**Aim**
Every line that includes the word "matplotlib" is to be listed.

**Dataset extract**

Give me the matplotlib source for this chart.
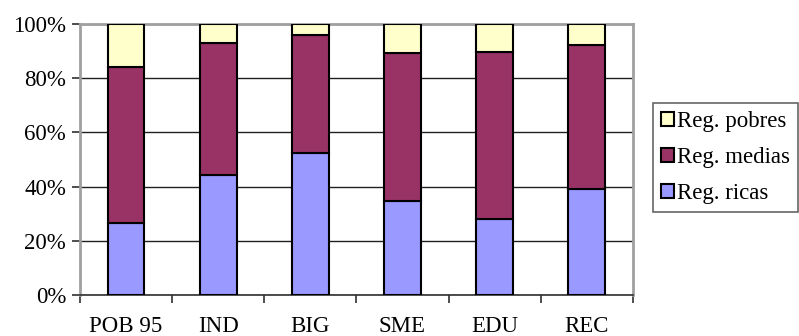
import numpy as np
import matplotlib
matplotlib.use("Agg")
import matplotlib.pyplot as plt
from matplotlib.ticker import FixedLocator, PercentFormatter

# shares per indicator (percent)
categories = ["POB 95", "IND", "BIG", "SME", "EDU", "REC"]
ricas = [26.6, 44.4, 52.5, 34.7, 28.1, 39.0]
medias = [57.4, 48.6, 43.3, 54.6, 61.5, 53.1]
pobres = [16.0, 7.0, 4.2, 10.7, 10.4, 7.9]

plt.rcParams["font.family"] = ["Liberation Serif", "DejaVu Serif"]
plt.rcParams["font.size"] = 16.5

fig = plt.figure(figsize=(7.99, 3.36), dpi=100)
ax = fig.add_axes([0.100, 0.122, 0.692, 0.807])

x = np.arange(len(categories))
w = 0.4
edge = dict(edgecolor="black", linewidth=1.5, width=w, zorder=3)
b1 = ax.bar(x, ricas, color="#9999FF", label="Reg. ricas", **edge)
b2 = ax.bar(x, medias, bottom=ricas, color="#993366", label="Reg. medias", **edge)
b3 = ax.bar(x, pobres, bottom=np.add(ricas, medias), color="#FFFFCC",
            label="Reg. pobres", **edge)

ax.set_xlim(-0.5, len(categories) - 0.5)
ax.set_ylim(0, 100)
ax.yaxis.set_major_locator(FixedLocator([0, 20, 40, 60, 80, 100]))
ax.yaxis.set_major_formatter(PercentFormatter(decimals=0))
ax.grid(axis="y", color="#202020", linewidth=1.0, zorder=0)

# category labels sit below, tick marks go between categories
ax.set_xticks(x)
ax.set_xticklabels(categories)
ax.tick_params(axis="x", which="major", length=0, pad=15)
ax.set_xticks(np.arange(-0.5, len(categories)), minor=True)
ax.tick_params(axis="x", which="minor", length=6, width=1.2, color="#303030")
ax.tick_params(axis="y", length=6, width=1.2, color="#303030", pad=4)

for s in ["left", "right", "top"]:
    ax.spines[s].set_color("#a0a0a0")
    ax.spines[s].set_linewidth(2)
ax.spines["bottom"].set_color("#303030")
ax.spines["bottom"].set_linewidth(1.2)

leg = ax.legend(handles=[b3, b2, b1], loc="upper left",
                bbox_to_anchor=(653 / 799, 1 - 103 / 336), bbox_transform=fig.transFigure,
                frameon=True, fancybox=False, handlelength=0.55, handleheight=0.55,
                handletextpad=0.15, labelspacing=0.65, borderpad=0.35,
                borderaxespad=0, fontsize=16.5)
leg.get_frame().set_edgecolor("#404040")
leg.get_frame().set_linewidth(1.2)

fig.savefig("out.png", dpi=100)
==
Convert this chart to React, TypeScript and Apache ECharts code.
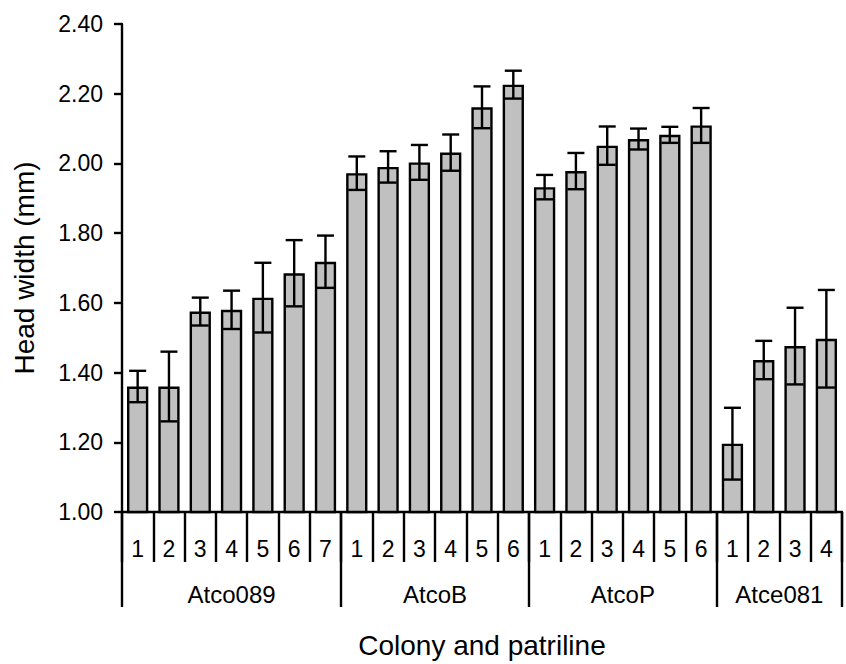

**Completed task**
Give me the matplotlib source for this chart.
import matplotlib
matplotlib.use("Agg")
import matplotlib.pyplot as plt
from matplotlib.ticker import FixedLocator, PercentFormatter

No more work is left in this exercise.